This is one of the most challenging issues that emerges during the question and answer segment in my parent conferences.
Recently, I had a dad ask what he should do when his teenage daughter failed to obey curfew times three weeks in a row. As he explained further, the issue was really about the fact that his wife felt their daughter always had a good excuse for her tardiness. Ah, now that was the root of the issue. Mom was empathetic toward her “little girl” and became the “good cop”—while Dad was viewed as the “bad cop.” Obviously, the daughter began learning how to play Mom against Dad. She diverted the struggle away from her conduct and made it between the parents.
This happens far too frequently.
Parents often wonder what to do when they and their spouse disagree on how to handle their children regarding their discipline, punishment, chores, bedtime, screen time, weekly allowance, substance abuse, laziness, choice of friends—you name it. This issue has become even more pronounced in our lifetime as parenting styles are more eclectic than ever and experts vary on their parenting advice. Today, I’m not going to give you any parenting advice. What I plan to do is help you lead your kids well when you and your spouse (your partner and fellow leader) are at odds as to how to lead. I actually don’t believe the most important issue is how strict we are, but how congruent and consistent we are as we lead our kids.
Action Steps to Consider:
1. Start from where you do agree.
When disagreements arise, it’s easy to take sides and become adversarial. What if you began from the foundation of what you do agree on? Perhaps, it’s that you both love your children; that you want them to succeed in school; that you want them to find their passion and gifts; that you want them to have peace of mind. Starting here, you’ll be in a clearer frame of mind to determine how to handle the issue at hand.

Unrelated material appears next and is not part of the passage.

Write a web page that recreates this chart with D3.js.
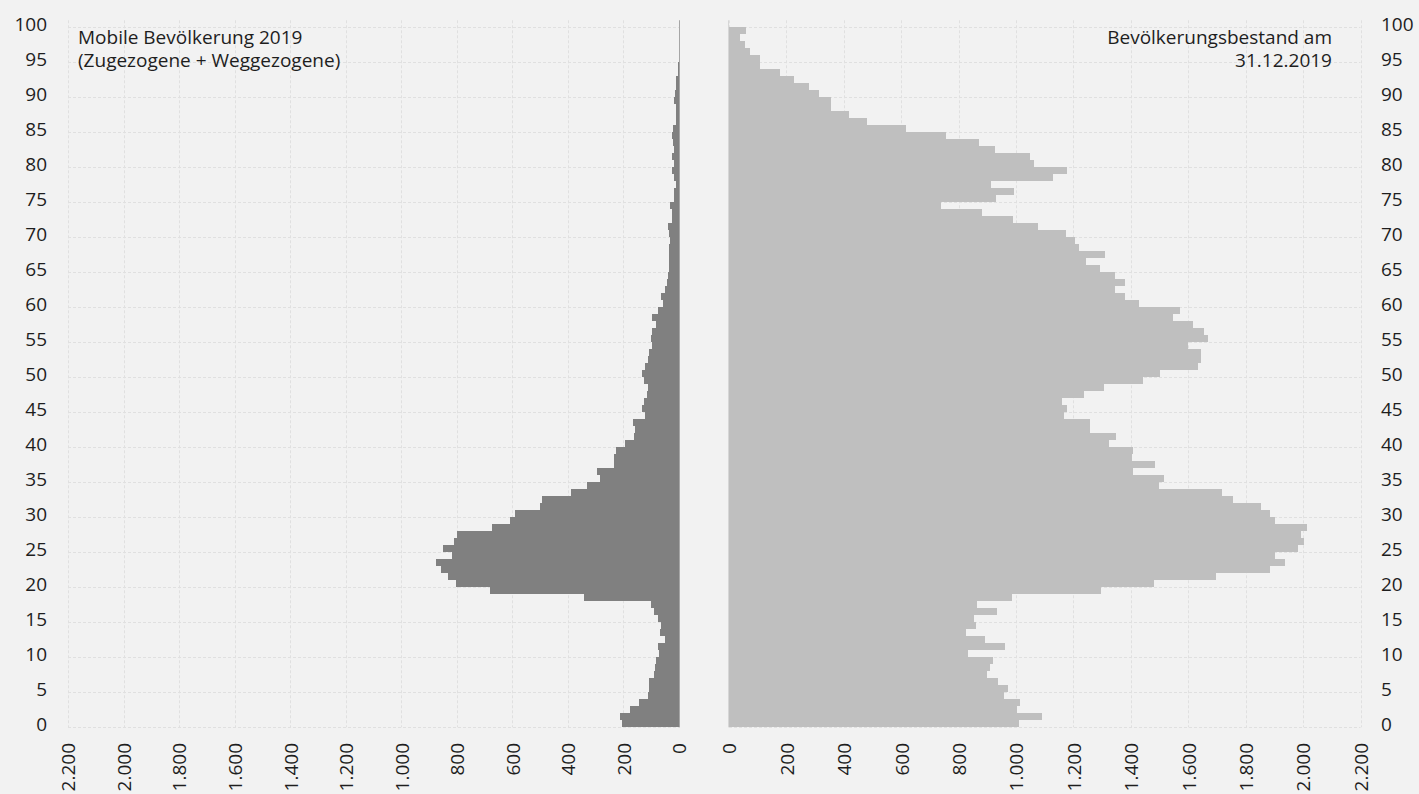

2. Remind each other of the outcome you’re shooting for.
When my wife, Pam, and I disagreed on an issue, it was always helpful to step back and remember our most important goals for our kids. We wanted our kids to be a positive influence on friends and neighbors; we wanted them to be responsible for their decisions and lives; we wanted them to cultivate healthy relationships and people skills, etc. Seeing the big picture always helps me in a moment of decision.
3. Check your motives.
I like a good debate. So when there’s a disagreement, I have the potential to focus on winning the argument instead of making the best decision. Before conflict surfaces, see if both of you can agree upon a signal for a “motive check.” Be sure you don’t make the issue winning the argument. Get alone and help each other filter through unhealthy motivations. Agree that the best idea wins, regardless of who has it.
4. Decide what hill is worth dying on.
I learned a lesson years ago: the further out I can see, the better decision I will make as a parent for my children. Disagreements will linger unless you decide what’s most important and what’s least important for your family. Choose your battles. We chose five items that were vital for our kids as they entered adulthood. All other issues were secondary, and peace was restored to our home. See number five below.
5. Create a list of your most important family values and stick to them.
Years ago, I led our family in the construction of a list of values. My wife and I came up with five words that became guiding principles for our home. We even let our children weigh in, (once we put them in pencil) which gave them ownership too. This list became our compass for making decisions and offering discipline. When parents disagree, they can return to these values and see if they lend any clarity.
6. Keep their temperaments in mind.
Like most families with multiple children, our kids had very different personalities as they were growing up. They still do. Our leadership was most effective when we remembered their individual make up—both to empower and discipline them accordingly. Our daughter was always confident; our son was hard on himself. As parents, Pam and I would remind each other of their hardwiring and tried to never break their spirit.
7. Seek out a counselor or an objective person for accountability.
If you’ve tried the first six steps and are still at odds, why not see a reputable counselor to bounce the issue off of them? Or, why not grab another couple who’s also on the parenting journey and ask them for their opinions? Sometimes objectivity comes quicker when we have an arbitrator take a look. (Proceed with caution, however: this can turn others into pseudo-attorneys and further divide you as parents.)
8. Evaluate to see if the answer is in the middle.
Kids have a better chance to grow into healthy adulthood if they’re led by “velvet-covered bricks.” (This is one of our Habitudes.) Effective leadership always involves a velvet side (acceptance, belief, forgiveness, attentiveness) and a brick side (standards that challenge kids to become their very best). They need leaders who are both responsive and demanding. Spouses often play one of these roles more naturally. In disputes, find a medium ground somewhere between strict and loose.
9. Present a united front.
Don’t let your children play you against each other. As you direct or offer a response to your kid’s inappropriate behavior, be sure you both are congruent in your messaging. Be clear and be united. Nothing takes the place of consistency and congruency when it comes to leading our kids. This gives them security. We owe it to them to lead and love them well, even when we see things differently.